TASK GOAL:
All lines from the one with "Write a LaTeX" through the one with "height=52pt] (obsh) at", and only those, are to be reproduced exactly, both ends included.

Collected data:
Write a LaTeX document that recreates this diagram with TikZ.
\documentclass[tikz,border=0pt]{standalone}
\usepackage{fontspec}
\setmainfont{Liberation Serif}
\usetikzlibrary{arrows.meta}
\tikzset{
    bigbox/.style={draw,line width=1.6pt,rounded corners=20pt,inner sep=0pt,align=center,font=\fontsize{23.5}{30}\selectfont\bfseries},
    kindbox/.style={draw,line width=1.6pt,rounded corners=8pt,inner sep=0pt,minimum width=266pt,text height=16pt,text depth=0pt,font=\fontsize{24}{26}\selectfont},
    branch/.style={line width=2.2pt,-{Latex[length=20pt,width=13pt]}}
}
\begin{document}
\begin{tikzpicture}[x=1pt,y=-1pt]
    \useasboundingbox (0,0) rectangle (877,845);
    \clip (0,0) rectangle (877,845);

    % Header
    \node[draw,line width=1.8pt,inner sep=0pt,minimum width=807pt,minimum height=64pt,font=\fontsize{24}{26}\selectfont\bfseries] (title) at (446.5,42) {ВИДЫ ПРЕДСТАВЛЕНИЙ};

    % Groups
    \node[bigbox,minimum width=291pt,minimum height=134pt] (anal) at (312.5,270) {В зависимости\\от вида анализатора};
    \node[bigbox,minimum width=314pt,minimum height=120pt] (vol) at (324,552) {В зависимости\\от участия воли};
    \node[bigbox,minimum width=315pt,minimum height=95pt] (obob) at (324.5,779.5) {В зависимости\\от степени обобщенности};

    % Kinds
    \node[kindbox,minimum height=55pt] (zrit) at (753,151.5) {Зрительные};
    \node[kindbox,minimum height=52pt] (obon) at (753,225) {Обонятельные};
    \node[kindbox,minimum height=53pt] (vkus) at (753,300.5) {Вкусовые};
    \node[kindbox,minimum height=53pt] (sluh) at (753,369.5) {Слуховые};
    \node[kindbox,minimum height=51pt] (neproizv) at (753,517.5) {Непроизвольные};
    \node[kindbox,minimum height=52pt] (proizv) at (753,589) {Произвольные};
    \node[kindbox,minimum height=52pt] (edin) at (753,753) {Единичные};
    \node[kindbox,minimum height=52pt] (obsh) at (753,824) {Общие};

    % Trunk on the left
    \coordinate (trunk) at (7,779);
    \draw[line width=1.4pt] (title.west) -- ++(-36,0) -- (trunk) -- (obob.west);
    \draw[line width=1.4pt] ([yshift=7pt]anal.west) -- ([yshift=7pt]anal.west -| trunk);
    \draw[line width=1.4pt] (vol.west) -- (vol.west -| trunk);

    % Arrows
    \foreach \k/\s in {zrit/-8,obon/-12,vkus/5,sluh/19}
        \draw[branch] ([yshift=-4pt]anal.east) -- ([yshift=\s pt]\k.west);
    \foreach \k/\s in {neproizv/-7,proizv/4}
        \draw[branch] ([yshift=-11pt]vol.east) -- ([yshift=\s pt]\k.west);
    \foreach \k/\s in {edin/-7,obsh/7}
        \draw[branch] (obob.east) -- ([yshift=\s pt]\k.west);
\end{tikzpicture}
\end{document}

==

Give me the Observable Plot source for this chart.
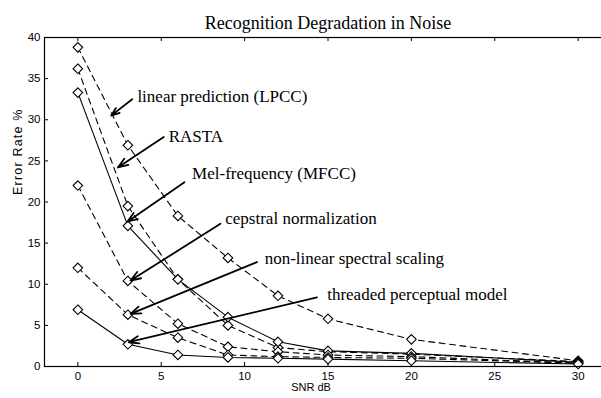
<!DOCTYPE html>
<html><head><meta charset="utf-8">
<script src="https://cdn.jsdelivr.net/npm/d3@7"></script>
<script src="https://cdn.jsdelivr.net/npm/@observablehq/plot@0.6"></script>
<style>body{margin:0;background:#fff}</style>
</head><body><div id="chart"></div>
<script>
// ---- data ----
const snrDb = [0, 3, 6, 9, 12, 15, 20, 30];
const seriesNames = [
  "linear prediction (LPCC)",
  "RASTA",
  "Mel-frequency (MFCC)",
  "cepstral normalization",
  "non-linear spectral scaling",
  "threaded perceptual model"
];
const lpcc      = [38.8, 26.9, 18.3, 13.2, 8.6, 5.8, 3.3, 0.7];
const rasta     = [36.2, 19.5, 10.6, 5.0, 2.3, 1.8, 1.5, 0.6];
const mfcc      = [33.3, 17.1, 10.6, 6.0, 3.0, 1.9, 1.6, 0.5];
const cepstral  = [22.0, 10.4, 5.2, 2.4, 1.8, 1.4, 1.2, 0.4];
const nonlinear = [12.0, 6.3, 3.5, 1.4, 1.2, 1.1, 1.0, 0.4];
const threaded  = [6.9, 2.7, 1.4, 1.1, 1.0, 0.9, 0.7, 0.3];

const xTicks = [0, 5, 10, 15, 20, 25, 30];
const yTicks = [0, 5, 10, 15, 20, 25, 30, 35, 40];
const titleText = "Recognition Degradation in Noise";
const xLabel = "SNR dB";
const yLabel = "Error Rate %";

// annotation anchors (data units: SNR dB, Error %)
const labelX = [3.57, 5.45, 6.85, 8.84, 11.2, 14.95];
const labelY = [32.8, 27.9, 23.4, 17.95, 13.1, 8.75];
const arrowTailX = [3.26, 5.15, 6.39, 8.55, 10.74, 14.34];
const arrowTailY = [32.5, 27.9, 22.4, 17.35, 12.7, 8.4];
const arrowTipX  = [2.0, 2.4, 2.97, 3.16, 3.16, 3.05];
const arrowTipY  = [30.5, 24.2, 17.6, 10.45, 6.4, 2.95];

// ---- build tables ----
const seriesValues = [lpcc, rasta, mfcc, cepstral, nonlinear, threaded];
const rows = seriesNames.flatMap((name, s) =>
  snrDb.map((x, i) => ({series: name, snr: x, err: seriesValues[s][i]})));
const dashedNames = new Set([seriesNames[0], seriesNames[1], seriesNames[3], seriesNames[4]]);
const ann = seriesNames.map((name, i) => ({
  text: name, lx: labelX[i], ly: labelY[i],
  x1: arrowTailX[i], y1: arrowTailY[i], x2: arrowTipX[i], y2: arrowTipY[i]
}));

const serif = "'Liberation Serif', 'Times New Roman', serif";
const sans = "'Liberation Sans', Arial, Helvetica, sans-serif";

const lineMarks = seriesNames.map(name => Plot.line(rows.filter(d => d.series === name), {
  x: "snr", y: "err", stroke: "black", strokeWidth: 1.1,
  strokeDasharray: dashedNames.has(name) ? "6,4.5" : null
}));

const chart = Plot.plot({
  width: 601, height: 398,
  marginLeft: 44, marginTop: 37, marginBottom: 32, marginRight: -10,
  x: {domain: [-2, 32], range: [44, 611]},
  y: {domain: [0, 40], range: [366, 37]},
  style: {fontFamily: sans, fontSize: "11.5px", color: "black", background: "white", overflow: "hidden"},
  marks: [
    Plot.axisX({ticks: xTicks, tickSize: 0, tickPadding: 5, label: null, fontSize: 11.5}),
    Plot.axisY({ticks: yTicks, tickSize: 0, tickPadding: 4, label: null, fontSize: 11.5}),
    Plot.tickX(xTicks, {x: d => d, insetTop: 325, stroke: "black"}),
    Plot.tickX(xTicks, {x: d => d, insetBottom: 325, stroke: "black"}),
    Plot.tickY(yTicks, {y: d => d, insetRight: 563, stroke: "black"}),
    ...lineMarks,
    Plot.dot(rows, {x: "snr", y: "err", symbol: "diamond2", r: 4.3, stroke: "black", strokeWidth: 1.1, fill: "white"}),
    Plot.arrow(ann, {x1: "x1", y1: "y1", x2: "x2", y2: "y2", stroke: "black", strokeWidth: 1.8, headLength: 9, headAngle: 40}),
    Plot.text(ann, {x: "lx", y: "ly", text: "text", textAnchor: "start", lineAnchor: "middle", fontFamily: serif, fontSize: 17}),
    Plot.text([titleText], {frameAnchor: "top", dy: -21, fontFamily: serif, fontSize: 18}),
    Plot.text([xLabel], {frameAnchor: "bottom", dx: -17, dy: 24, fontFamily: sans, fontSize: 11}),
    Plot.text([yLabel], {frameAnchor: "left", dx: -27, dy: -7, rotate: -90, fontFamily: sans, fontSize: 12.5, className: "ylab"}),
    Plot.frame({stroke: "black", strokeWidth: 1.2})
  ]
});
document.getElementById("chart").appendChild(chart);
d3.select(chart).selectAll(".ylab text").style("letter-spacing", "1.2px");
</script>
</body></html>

THE RESPONSE:
Write a LaTeX document that recreates this diagram with TikZ.
\documentclass[tikz,border=0pt]{standalone}
\usepackage{fontspec}
\setmainfont{Liberation Serif}
\usetikzlibrary{arrows.meta}
\tikzset{
    bigbox/.style={draw,line width=1.6pt,rounded corners=20pt,inner sep=0pt,align=center,font=\fontsize{23.5}{30}\selectfont\bfseries},
    kindbox/.style={draw,line width=1.6pt,rounded corners=8pt,inner sep=0pt,minimum width=266pt,text height=16pt,text depth=0pt,font=\fontsize{24}{26}\selectfont},
    branch/.style={line width=2.2pt,-{Latex[length=20pt,width=13pt]}}
}
\begin{document}
\begin{tikzpicture}[x=1pt,y=-1pt]
    \useasboundingbox (0,0) rectangle (877,845);
    \clip (0,0) rectangle (877,845);

    % Header
    \node[draw,line width=1.8pt,inner sep=0pt,minimum width=807pt,minimum height=64pt,font=\fontsize{24}{26}\selectfont\bfseries] (title) at (446.5,42) {ВИДЫ ПРЕДСТАВЛЕНИЙ};

    % Groups
    \node[bigbox,minimum width=291pt,minimum height=134pt] (anal) at (312.5,270) {В зависимости\\от вида анализатора};
    \node[bigbox,minimum width=314pt,minimum height=120pt] (vol) at (324,552) {В зависимости\\от участия воли};
    \node[bigbox,minimum width=315pt,minimum height=95pt] (obob) at (324.5,779.5) {В зависимости\\от степени обобщенности};

    % Kinds
    \node[kindbox,minimum height=55pt] (zrit) at (753,151.5) {Зрительные};
    \node[kindbox,minimum height=52pt] (obon) at (753,225) {Обонятельные};
    \node[kindbox,minimum height=53pt] (vkus) at (753,300.5) {Вкусовые};
    \node[kindbox,minimum height=53pt] (sluh) at (753,369.5) {Слуховые};
    \node[kindbox,minimum height=51pt] (neproizv) at (753,517.5) {Непроизвольные};
    \node[kindbox,minimum height=52pt] (proizv) at (753,589) {Произвольные};
    \node[kindbox,minimum height=52pt] (edin) at (753,753) {Единичные};
    \node[kindbox,minimum height=52pt] (obsh) at (753,824) {Общие};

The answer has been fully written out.